EXERCISE MATERIAL:
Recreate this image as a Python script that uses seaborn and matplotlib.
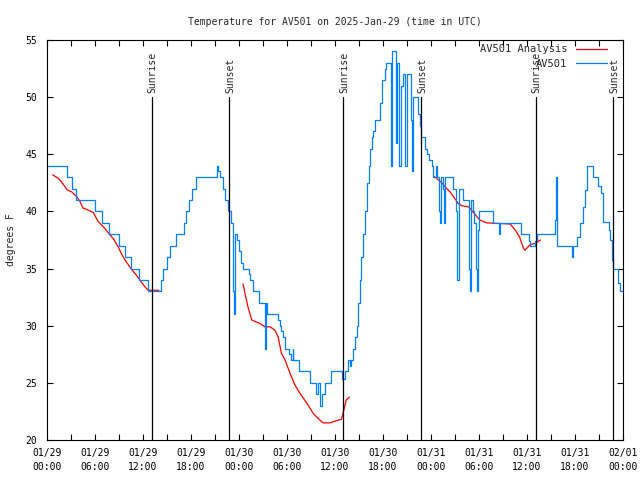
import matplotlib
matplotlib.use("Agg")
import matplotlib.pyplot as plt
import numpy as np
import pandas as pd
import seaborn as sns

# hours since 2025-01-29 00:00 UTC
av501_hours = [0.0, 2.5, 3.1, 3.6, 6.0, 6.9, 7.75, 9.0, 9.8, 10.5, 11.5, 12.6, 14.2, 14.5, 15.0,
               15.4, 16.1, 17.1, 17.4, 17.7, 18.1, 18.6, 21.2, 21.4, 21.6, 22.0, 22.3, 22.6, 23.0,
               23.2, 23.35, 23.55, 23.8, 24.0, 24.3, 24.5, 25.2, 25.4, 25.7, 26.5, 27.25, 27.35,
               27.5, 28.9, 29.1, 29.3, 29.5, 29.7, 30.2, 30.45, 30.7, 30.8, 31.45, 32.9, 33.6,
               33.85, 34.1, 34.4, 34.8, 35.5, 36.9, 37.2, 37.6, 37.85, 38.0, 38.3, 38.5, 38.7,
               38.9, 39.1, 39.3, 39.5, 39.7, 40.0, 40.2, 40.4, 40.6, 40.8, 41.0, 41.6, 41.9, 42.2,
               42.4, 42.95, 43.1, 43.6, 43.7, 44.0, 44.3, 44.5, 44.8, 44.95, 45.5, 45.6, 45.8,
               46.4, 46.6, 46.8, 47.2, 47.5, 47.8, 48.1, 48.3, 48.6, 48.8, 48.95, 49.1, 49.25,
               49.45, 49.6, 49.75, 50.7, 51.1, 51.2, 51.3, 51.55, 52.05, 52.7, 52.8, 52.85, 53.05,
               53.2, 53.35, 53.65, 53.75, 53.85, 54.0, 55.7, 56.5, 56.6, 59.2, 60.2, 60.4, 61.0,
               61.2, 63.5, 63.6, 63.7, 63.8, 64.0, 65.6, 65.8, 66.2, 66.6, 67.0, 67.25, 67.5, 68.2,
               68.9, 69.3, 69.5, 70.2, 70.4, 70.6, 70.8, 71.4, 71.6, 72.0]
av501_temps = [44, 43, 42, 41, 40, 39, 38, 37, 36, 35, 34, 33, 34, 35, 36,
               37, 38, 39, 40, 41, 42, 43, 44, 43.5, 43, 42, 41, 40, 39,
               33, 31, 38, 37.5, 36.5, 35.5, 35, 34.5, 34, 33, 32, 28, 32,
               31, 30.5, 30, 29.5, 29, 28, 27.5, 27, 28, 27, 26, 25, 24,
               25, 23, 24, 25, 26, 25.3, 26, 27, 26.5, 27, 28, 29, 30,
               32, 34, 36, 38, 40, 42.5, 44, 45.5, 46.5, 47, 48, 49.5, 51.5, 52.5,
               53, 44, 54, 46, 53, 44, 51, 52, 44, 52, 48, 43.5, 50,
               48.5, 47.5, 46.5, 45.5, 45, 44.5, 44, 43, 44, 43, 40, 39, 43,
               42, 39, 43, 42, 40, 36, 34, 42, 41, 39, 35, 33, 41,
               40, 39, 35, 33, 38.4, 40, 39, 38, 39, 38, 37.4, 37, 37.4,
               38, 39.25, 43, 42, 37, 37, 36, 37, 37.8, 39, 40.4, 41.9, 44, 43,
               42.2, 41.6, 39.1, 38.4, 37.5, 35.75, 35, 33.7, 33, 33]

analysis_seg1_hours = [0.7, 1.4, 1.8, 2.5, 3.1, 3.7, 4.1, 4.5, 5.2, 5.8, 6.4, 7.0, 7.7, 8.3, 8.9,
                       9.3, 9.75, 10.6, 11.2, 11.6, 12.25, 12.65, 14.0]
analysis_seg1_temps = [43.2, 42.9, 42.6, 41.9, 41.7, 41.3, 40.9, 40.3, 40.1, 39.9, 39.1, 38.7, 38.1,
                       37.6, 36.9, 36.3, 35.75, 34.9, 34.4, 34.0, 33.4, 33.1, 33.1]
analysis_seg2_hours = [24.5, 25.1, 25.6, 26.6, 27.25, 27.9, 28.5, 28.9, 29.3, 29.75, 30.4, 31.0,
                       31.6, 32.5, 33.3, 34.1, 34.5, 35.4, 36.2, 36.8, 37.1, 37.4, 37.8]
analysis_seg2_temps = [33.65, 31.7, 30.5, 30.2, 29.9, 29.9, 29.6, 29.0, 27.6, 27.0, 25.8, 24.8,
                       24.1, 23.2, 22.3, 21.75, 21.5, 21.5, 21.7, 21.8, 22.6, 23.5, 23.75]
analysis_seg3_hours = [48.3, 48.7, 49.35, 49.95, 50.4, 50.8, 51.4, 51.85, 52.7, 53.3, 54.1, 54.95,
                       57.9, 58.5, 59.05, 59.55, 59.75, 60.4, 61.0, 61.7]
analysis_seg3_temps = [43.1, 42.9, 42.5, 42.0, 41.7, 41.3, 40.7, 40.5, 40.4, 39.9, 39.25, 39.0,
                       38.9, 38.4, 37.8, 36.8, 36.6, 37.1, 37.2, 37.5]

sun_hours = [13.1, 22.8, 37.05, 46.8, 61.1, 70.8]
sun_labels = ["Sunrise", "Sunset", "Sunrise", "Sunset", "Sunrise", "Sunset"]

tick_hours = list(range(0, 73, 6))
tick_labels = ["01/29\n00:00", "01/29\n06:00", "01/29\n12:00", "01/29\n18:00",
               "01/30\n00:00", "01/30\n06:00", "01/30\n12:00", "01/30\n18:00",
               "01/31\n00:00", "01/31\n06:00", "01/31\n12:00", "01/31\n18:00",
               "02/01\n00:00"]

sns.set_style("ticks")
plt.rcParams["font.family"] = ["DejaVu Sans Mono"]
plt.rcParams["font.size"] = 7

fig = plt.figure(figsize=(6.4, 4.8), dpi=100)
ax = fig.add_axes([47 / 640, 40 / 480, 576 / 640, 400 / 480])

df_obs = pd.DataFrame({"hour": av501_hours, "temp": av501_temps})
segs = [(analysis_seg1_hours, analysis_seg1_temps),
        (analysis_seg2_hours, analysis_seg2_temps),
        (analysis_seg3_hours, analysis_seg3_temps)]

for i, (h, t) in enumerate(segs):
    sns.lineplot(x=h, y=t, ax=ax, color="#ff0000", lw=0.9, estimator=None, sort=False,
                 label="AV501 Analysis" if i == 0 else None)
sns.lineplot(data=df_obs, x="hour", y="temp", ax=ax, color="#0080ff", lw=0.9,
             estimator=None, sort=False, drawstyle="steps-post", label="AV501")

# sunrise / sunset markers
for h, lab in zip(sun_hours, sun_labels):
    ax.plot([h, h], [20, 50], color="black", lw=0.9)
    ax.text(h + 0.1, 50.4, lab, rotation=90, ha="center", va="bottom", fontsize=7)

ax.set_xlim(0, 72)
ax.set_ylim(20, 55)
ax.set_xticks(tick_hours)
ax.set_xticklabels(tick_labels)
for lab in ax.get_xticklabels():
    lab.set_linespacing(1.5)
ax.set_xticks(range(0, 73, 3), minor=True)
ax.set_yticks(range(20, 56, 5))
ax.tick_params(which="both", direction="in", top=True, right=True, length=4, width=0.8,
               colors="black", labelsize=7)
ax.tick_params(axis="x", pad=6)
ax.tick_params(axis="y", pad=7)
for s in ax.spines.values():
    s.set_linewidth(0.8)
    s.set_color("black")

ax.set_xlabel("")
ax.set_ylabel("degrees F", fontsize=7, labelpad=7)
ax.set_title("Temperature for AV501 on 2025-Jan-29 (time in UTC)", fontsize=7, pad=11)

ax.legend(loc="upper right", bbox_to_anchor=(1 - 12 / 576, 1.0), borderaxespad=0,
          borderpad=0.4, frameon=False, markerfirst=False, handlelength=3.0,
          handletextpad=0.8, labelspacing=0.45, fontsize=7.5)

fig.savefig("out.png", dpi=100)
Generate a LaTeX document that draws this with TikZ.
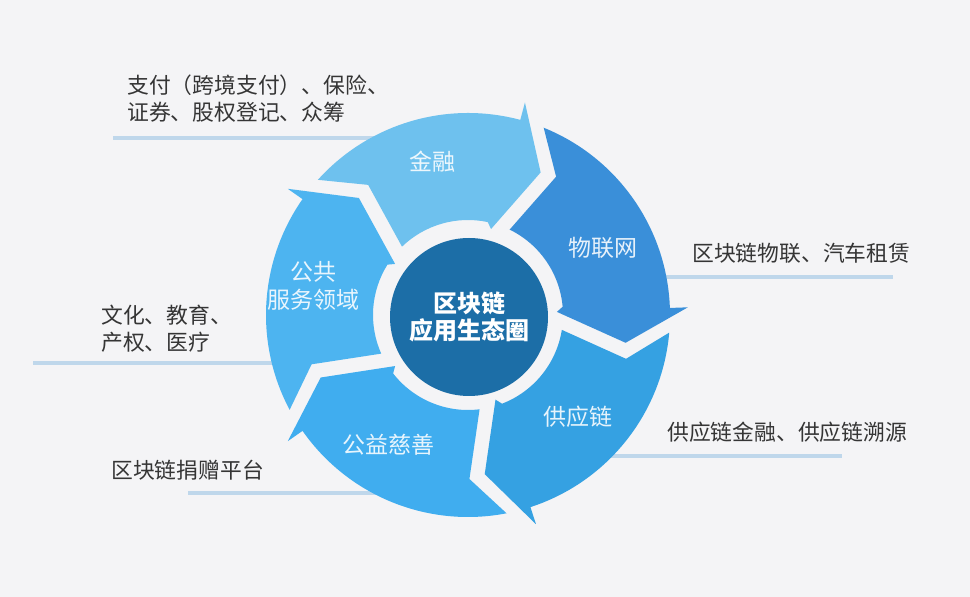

TASK TO CARRY OUT: Without the pictures, please reproduce each line of the listing above exactly, from the first one through the line bearing "import seaborn as sns".

WRITTEN REPLY:
Recreate this image as a Python script that uses seaborn and matplotlib.
import matplotlib
matplotlib.use("Agg")
import matplotlib.pyplot as plt
import numpy as np
import pandas as pd
import seaborn as sns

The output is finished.